Así es la religión llevada al extremo: irracional, exacerbada, fuera de
madre. Una sobredosis de religión radicalizada y fuerte es peor que un
chute de coca adulterada y achicharra muchas neuronas. La religión mal
entendida es como el capitalismo salvaje, o le ponemos coto o nos lo
pone ella a nosotros. Y para muestra un tuit. Se empieza por matar un
cabrito en sagrado sacrificio y se termina torturando brujas,
dilapidando adúlteras o quemando negros en Nueva Orleans, un deporte que
vuelve a estar de moda con el locuelo Trump, el de la madre de todas
las bombas. Los rezos y santos deben quedar como algo íntimo, personal
de cada cual. Exhibirlos en procesión pública es un vestigio de los
antiguos egipcios, que sacaban a pasear a sus momias para que se
airearan, además de un foco de atascos y carteristas y un trastorno para
los peatones, sean laicos o no, a los que se les cortan las calles sin
preguntar.
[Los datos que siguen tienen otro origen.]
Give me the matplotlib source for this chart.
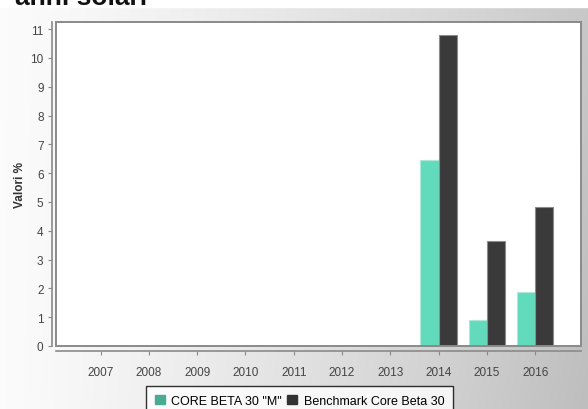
import matplotlib.pyplot as plt
import numpy as np
from matplotlib.patches import Rectangle

# dati del grafico
years = ['2007', '2008', '2009', '2010', '2011', '2012', '2013', '2014', '2015', '2016']
core = [0, 0, 0, 0, 0, 0, 0, 6.45, 0.9, 1.88]
bench = [0, 0, 0, 0, 0, 0, 0, 10.8, 3.65, 4.82]
labels = ['CORE BETA 30 "M"', 'Benchmark Core Beta 30']

W, H = 588, 410
fig = plt.figure(figsize=(W / 100, H / 100), dpi=100)
plt.rcParams['font.family'] = ['Liberation Sans', 'DejaVu Sans']

# sfondo sfumato
bg = fig.add_axes([0, 0, 1, 1], zorder=-10)
xx = np.linspace(0, 1, 300)
yy = np.linspace(0, 1, 200)
gx, gy = np.meshgrid(xx, yy)
val = 0.985 - 0.2 * gx ** 1.3 - 0.04 * gy * gx
img = np.dstack([val, val, val])
bg.imshow(img, aspect='auto', extent=[0, 1, 0, 1], origin='upper')
bg.add_patch(Rectangle((0, 1 - 8 / H), 1, 8 / H, color='white'))
bg.set_xlim(0, 1)
bg.set_ylim(0, 1)
bg.axis('off')

# titolo tagliato in alto
fig.text(15 / W, 1 - 5 / H, 'anni solari', fontsize=19, fontweight='bold',
         va='baseline', ha='left', color='#111111')

ax = fig.add_axes([56 / W, 1 - 347 / H, (581 - 56) / W, (347 - 23) / H])
ax.set_facecolor('white')
x = np.arange(len(years))
w = 0.38
ax.bar(x - w / 2, core, w, color='#62dbbd', edgecolor='#b0e8d8', linewidth=0.8, zorder=3)
ax.bar(x + w / 2, bench, w, color='#3a3a3a', edgecolor='#8c8c8c', linewidth=0.8, zorder=3)

ax.set_xlim(-0.925, 9.95)
ax.set_ylim(0, 11.25)
ax.set_yticks(range(0, 12))
ax.set_xticks(x)
ax.set_xticklabels(years)

for s in ['top', 'right']:
    ax.spines[s].set_visible(False)
ax.spines['left'].set_position(('outward', 3))
ax.spines['bottom'].set_position(('outward', 3.6))
for s in ['left', 'bottom']:
    ax.spines[s].set_color('#8a8a8a')
    ax.spines[s].set_linewidth(1.2)
ax.add_patch(Rectangle((0, 0), 1, 1, transform=ax.transAxes, fill=False,
                       edgecolor='#8a8a8a', linewidth=1.4, clip_on=False, zorder=5))

ax.tick_params(axis='both', colors='#8a8a8a', labelcolor='#444444', labelsize=8.5,
               length=3, width=0.8)
ax.tick_params(axis='x', pad=8)
ax.tick_params(axis='y', pad=3)
ax.set_ylabel('Valori %', fontsize=8.5, fontweight='bold', color='#333333', labelpad=3)

# legenda
handles = [Rectangle((0, 0), 1, 1, color='#4aaa92'), Rectangle((0, 0), 1, 1, color='#333333')]
leg = fig.legend(handles, labels, loc='upper left', bbox_to_anchor=(146 / W, 1 - 387 / H),
                 borderaxespad=0, ncol=2, fontsize=9, frameon=True, fancybox=False,
                 handlelength=0.8, handleheight=0.8, handletextpad=0.5, columnspacing=0.45,
                 borderpad=0.7)
leg.get_frame().set_edgecolor('black')
leg.get_frame().set_linewidth(1.0)

fig.savefig('out.png', dpi=100)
Hagamos un referéndum de autodeterminación de la Iglesia
católica. No se atreven. Es mejor seguir tirando con el concordato
caducado.
La religión es algo que está muy bien
cuando quien la profesa encuentra paz espiritual en ella y lleva esa paz
a los demás, pero cuando sirve como arma arrojadiza la cosa se nos va
de las manos y principian las guerras santas, las cruzadas, los cruentos
exorcismos, las barbas sucias sin afeitar, las misas en TVE y el obispo
Reig Pla echando espumarajos por la boca contra abortistas y sodomitas.
Pero no nos pongamos demasiado rojeras, que luego nos llama a capítulo
la Audiencia Inquisicional. Disfrutemos de las cosas buenas de esta
fiesta tan entrañable y tan nuestra: la manzanilla de Moriles, la Mona
de Pascua –sin duda una celebración surrealista en honor a Tarzán– las
torrijas que están para chuparse los dedos, el péplum de Kubrick sobre
Espartaco, que sigue resultando sublime aunque lo repongan mil veces, y
los indultos para delincuentes menores, siempre que no sean Bárcenas,
Rato o Blesa los agraciados. Por cierto, cuentan que un jugador de
baloncesto ha subido unas fotos a Instagram en las que confunde a los
nazarenos con los del Ku Klux Klan. Por algo será.